Holiday for Almost All
Souvenir Hawkers Driven out of Tian’anmen Square
By Vict, October 4, 2013
The National Day Holiday of China has turned the Tian’anmen Square in Beijing into a vast ocean that flooded by flows of domestic tourists from all over the nation. Like every year before, huge amount of excited tourists take the chance of the long vacation to visit this symbol of the political center of the whole country and place where PRC’s establishment got announced 64 years ago – many of whom with small national flags in hands and red tags on faces.
Tourists flooding Tian’anmen Square
However, the holiday which means celebrating the birth of the nation seems not so celebratable for hawkers who try to sell souvenirs to tourists in Tian’anmen Square and, more importantly, try to avoid getting caught by plainclothes cops.

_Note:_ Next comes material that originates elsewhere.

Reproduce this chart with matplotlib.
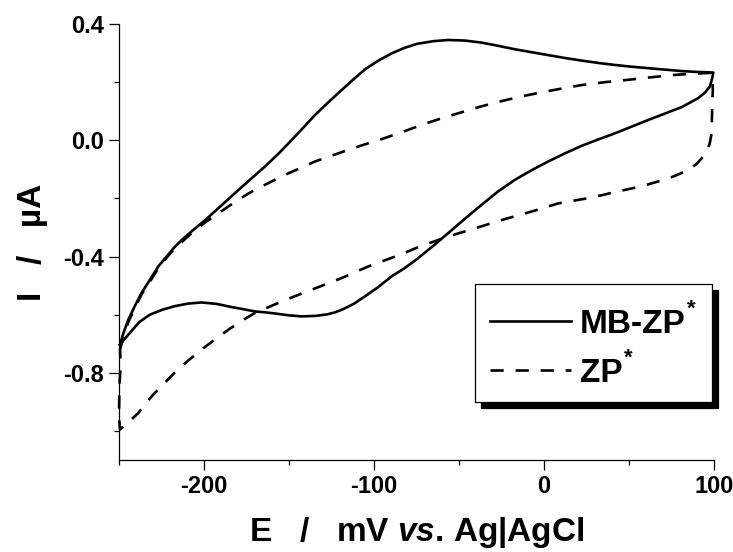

“I am selling small flags here to earn some dinner money,” said Zhou Ling, a middle aged woman, “It’s easy because a lot of tourists want to buy them, it’s hard because the plainclothes cops would take away all our souvenirs if they see us selling here.”
The cops patrolling around the square every half-hour in duty of maintaining order and cleanness of the place wear plain clothes and seem like common tourists at the first sight. But they will force souvenir hawkers to hand over all commodities if they captured one, claiming that selling without a license and permission violates the city regulation and that the hawkers are damaging the scape of the famous spot.
Hawker selling souvenirs
Hawker selling souvenirs
“I have been doing this since I got laid-off several years ago,” said Yu Xiaotian, another souvenir hawker, “the income is not stable, sometimes you can earn 1000 yuan per day, but if you are not lucky and get locked by them, you end up with nothing.”
Sometimes the plainclothes cops will take away not only all souvenirs but also the hawkers and lock them in a small fenced area at the foot of Tian’anmen gate tower, behind a row of ambulances, police cars and patrol wagons. According to Yu, hawkers locked have to wait to be released by the end of the day when all plainclothes cops are off shift.
Zhou said she has been locked once, “It was terrible, we had no shelter under the loud sun and there wasn’t any supply for food or water. People who are really starving or thirsty have no choice but ask their friends to bring them some.”
Hawker cornered by plainclothes vigilantes
Shi, a hawker who refused to tell his given name claimed that he witnessed a young hawker being beaten by the plainclothes cops. He said the young man was around 20, and tried to escape from the fence after getting locked the day before. The plainclothes cops caught him and dragged him into a room, they closed the door but people outside could hear the sound clearly, and they saw young man came out weak and stumbling with bruises on his face and arms. “I was right there in the fence,” said Shi, “soon we all knew it.”
Zhou nodded, “I saw the boy went home yesterday, and he didn’t show up today.” She said that the police in uniforms never take actions, they only issue warnings, “But the plainclothes ones, they are the ones who get violent.”
Hawkers locked behind fences
Yu agreed that plainclothes cops are nightmare to hawkers but she has her own way out. Her husband managed to get in touch with a headman of one cop team through several people in-between, and treated him to a dinner, and the plainclothes cops never caught them afterwards. The dinner cost them 3000 RMB, which she considered really expansive but still worthwhile. “The headman said nothing to his men, but he spared us on one patrol, and everyone in his team knew that we shall not be touched.” Said Yu, “But that’s only one team among the many, you can never feed them all.”
Clock struck 11 am, a team of four men wearing sunglasses, caps and common jackets appeared outside a patrol wagon which parked aside the square, each with an interphone set from collar to one ear.
Hawkers started to pack up and flee from the holiday square drowned in flowers, red flags and rapturous tourists.